Talk is cheap. Show me the code.
然后在看代码之前说一下算法的实现流程也是非常有帮助的

我们要实现去重的话,需要实现一个query操作,即给定一个文本计算出数据中有哪些是与该文本相似的。然后在对该集合进行相应的操作进行去重。而这里MinHash只是用来估计两个文本之间的 Jaccard 相似度和基数(estimate Jaccard similarity and cardinality),所以这里需要用到MinHashLSH,其实现了一个分桶的操作,然后对桶进行哈希来计算已insert文本之间的相似度,即可以实现query操作

  1. 首先是逐行读取文档中的文本内容,然后对每行文本进行hash,并加入到lsh中(lsh.insert(doc_id, m))。【注意:lsh = MinHashLSH(threshold=0.9, num_perm=256)minhashes = {}都是全局的】
  2. 对字典进行操作,如果取该文本则标记为1,反之为0。这里有三种算法
    • 其一【随机算法】,首先标记所有文本都取,然后查询相似集合随机取集合中的一个文本,再标记其余文本不取。
    • 其二【簇算法】,将相似的所有数据标为一个簇,然后对簇使用随机算法。
    • 其三【最小标号算法】 ,每次取集合中下标最小的数据。即如果当前文本是相似集合中最小的文本则取,否则不取。

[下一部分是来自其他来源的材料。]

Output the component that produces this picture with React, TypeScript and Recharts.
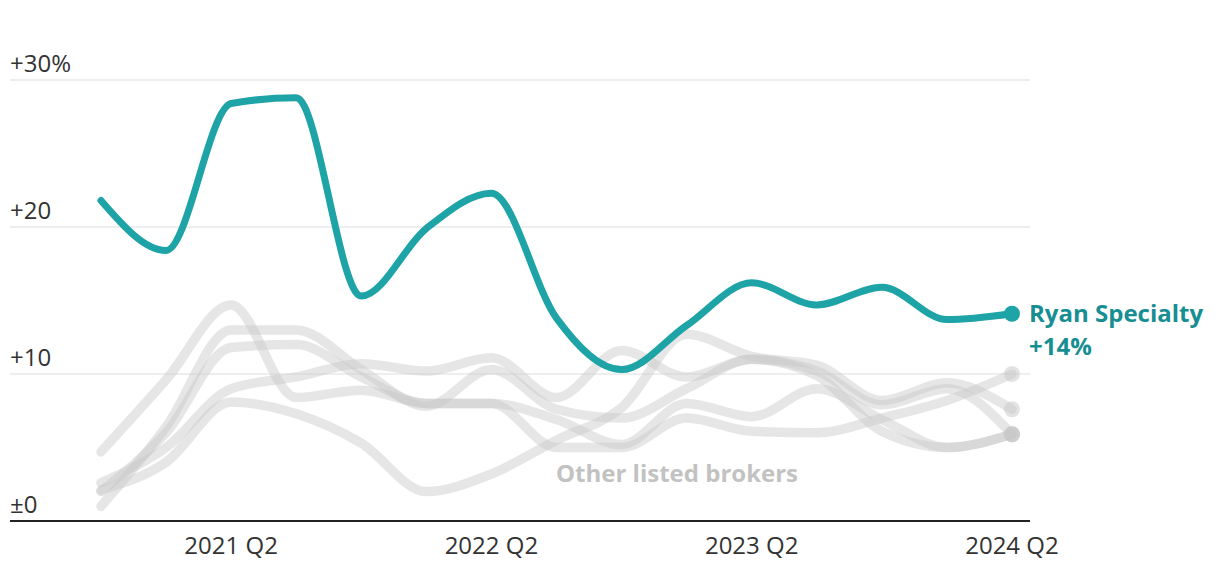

该算法的优势是无需全局的字典,只需要考虑当前的数据即可。
  3. 最后,实现将去重后的文本写入文件,和写入哪些是被去重的文档进行结果对比!

下面看代码!

代码的实现【注释丰富】

from datasketch import MinHash, MinHashLSH
import pickle
import tarfile
import os
import re
from simhash import Simhash
import json
from datetime import datetime
import numpy as np
from collections import defaultdict
import nltk
from nltk.util import ngrams
from unidecode import unidecode
import jieba
import random

nltk.download('punkt')  # Download NLTK data
width = 5
hash_k = 5
max_hash_len = 0

# lsh = MinHashLSH(threshold=0.5, num_perm=9000, params=(450, 20))
lsh = MinHashLSH(threshold=0.9, num_perm=256)
minhashes = {}

# 中文数据预处理,滑动窗口为width
def preprocess(s):
    s = s.lower()   # 转为小写
    s = re.sub(r'[^\w]+', '', s)    # 去除非字母数字下划线
    return [s[i:i + width] for i in range(max(len(s) - width + 1, 1))]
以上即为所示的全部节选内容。